The overall narrative of the book was an interesting juxtaposition of Bình’s experience as a gay, poor, Vietnamese man in Saigon and Paris with Alice B. Toklas and Gertrude Stein’s lives as gay, wealthy, American women in the Paris salon scene of the 1920s-30s. Bình’s narration made Alice B. Toklas seem much more likable than Getrude Stein. In a way the narrator’s position in his romantic relationships is similar to Miss Toklas’s position in hers–both are relatively in the background and are generally more sensible and self-sufficient than their partners. When I read historical fiction that dramatizes direct dialogue and detailed mannerisms of famous people in private settings, I always wonder what the author’s process was for arriving at their characterizations. Did Truong read a bunch of Gertrude Stein first? Kind of makes me want to read Stein’s Autobiography of Alice B. Toklas, although if it’s anything like Tender Buttons I’ll skip it. There were some scenes that bothered me from a suspension of disbelief standpoint. The narrator says many times that he speaks no English and barely any French, yet there are plenty of scenes where he tells about private conversations between Stein and Toklas that he almost certainly couldn’t have understood. To a lesser degree of bothersomeness, there are also scenes between the narrator’s father and mother that it seems unlikely that Bình would have known about; his father didn’t like him enough to tell him about his life and his mother probably wouldn’t have told her youngest son about all the abuse she’d suffered. The degree of metaphoric embellishment in the writing and the sort of ‘floating’ perspective, where rather than being anchored to things Bình would have known, we get scenes from before his conception and scenes that would have transpired in languages he didn’t know, gave the novel a bordering-on-magical-realism feeling. It reminded me at times of Toni Morrison.
Shamefully, I just totally didn’t know that Vietnam was under French colonial occupation in the 1920s. Fiction has been a great way for me to learn more about historical periods I was ignorant of. A book I read last year and really loved, The Poisonwood Bible, taught me a lot about the independence crisis in the Congo in the 60s. Please give me recommendations for more fiction that does this if you have them! Bonus points if POC author and double bonus points if not translated, e.g. originally written in English. I’m not a huge fan of reading translated books as I always worry I’m missing some of the author’s original intent.
This was the third ‘food book’ (as I call them) I’ve read in the past year. Food books are always a little bit alienating to me even though I like them.

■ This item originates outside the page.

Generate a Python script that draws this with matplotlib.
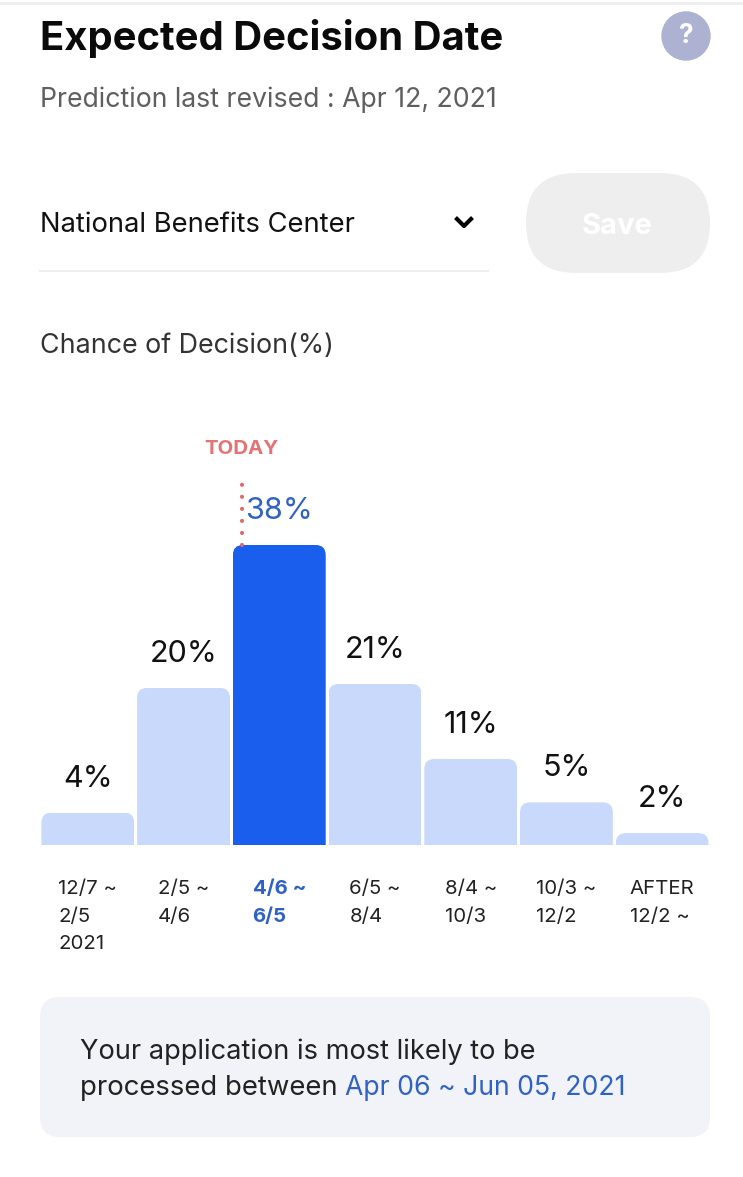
import matplotlib
matplotlib.use("Agg")
import matplotlib.pyplot as plt
from matplotlib.patches import FancyBboxPatch, Circle

plt.rcParams['font.family'] = ['Inter', 'DejaVu Sans']

# chart values
ranges = ['12/7 ~\n2/5\n2021', '2/5 ~\n4/6', '4/6 ~\n6/5', '6/5 ~\n8/4', '8/4 ~\n10/3', '10/3 ~\n12/2', 'AFTER\n12/2 ~']
percent_labels = ['4%', '20%', '38%', '21%', '11%', '5%', '2%']
bar_heights = [4.1, 19.9, 38.0, 20.4, 10.9, 5.4, 1.5]
current = 2

LIGHT = '#C9D9FB'
DARK = '#1A5EEE'
BLUE_TEXT = '#2F62C4'
RED = '#E57373'
INK = '#111111'

fig = plt.figure(figsize=(7.43, 11.77), dpi=100, facecolor='white')

# page furniture, in pixel coordinates
page = fig.add_axes([0, 0, 1, 1])
page.set_xlim(0, 743)
page.set_ylim(1177, 0)
page.axis('off')

page.plot([0, 743], [3, 3], color='#EEEEEE', lw=2)
page.text(40, 38, 'Expected Decision Date', fontsize=28.8, fontweight='bold', color='#0A0A0A', va='center')
page.add_patch(Circle((686, 36), 24, color='#ADB2D3'))
page.text(686, 36, '?', fontsize=19, fontweight='bold', color='white', ha='center', va='center')
page.text(40, 100, 'Prediction last revised : Apr 12, 2021', fontsize=19.2, color='#5F5F5F', va='center')

page.text(40, 225, 'National Benefits Center', fontsize=19.7, color=INK, va='center')
page.plot([457, 464, 471], [219, 226, 219], color='black', lw=3)
page.plot([40, 488], [271, 271], color='#EEEEEE', lw=1.5)
page.add_patch(FancyBboxPatch((526 + 50, 173 + 50), 184 - 100, 0, boxstyle='round,pad=50,rounding_size=50',
                              fc='#EEEEEE', ec='none'))
page.text(617, 226, 'Save', fontsize=21, fontweight='bold', color='white', ha='center', va='center')
page.text(40, 346, 'Chance of Decision(%)', fontsize=19.3, color='#333333', va='center')

page.add_patch(FancyBboxPatch((40 + 20, 997 + 20), 670 - 40, 140 - 40, boxstyle='round,pad=20,rounding_size=20',
                              fc='#F1F3F9', ec='none'))
page.text(80, 1052, 'Your application is most likely to be', fontsize=19.6, color='#222222', va='center')
page.text(80, 1088, 'processed between', fontsize=19.8, color='#222222', va='center')
page.text(345, 1088, 'Apr 06 ~ Jun 05, 2021', fontsize=19.2, color=BLUE_TEXT, va='center')

# bar chart
px_per_unit = 300 / 38
ax = fig.add_axes([40 / 743, 1 - 845 / 1177, 670 / 743, (845 - 430) / 1177])
ax.patch.set_alpha(0)
ax.set_xlim(-0.5, 6.5)
ax.set_ylim(0, (845 - 430) / px_per_unit)
for s in ax.spines.values():
    s.set_visible(False)
ax.yaxis.set_visible(False)

colors = [DARK if i == current else LIGHT for i in range(len(bar_heights))]
bars = ax.bar(range(len(bar_heights)), bar_heights, width=0.97, color=colors)

# round the top corners of each bar
x_unit = 670 / 7
for b in bars:
    r = 0.105
    clip = FancyBboxPatch((b.get_x() + r, -5), b.get_width() - 2 * r, b.get_height() + 5 - r * x_unit / px_per_unit,
                          boxstyle='round,pad=%f,rounding_size=%f' % (r, r), mutation_aspect=x_unit / px_per_unit,
                          transform=ax.transData)
    b.set_clip_path(clip)

for i, (h, label) in enumerate(zip(bar_heights, percent_labels)):
    ax.annotate(label, (i, h), xytext=(0, 34 * 0.72), textcoords='offset points', ha='center', va='center',
                fontsize=22, color=BLUE_TEXT if i == current else INK)

ax.set_xticks(range(len(ranges)))
ax.set_xticklabels(ranges, multialignment='left', linespacing=1.66, fontsize=14.7, color='#222222', va='top')
ax.tick_params(axis='x', length=0, pad=35.5 * 0.72)
cur = ax.get_xticklabels()[current]
cur.set_color(BLUE_TEXT)
cur.set_fontweight('bold')

# today marker
today_x = current - 37.5 / x_unit
ax.plot([today_x, today_x], [38, 46], color='#E0686E', lw=3, linestyle=(0, (0.01, 2.88)), dash_capstyle='round')
ax.text(today_x, (845 - 449) / px_per_unit, 'TODAY', color=RED, fontsize=14.7, fontweight='bold', ha='center', va='center')

fig.savefig('out.png', dpi=100)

I think a lot of books, fiction especially, that use food as a storytelling tool do so on the premise that food is universal while also being culturally specific. While a reader might not recognize the dish, the author banks on there being flavors that everyone knows and ingredients that are universally appealing. I’m a vegan, though, and have yet to come across a ‘food book’ that doesn’t rely heavily on imagery of meat-based and other-animal-product-based foods, so that often feels like I don’t belong in this author’s concept of their audience. Please let me know if you have any recommendations for vegan-inclusive ‘food books’! I’d love to read one.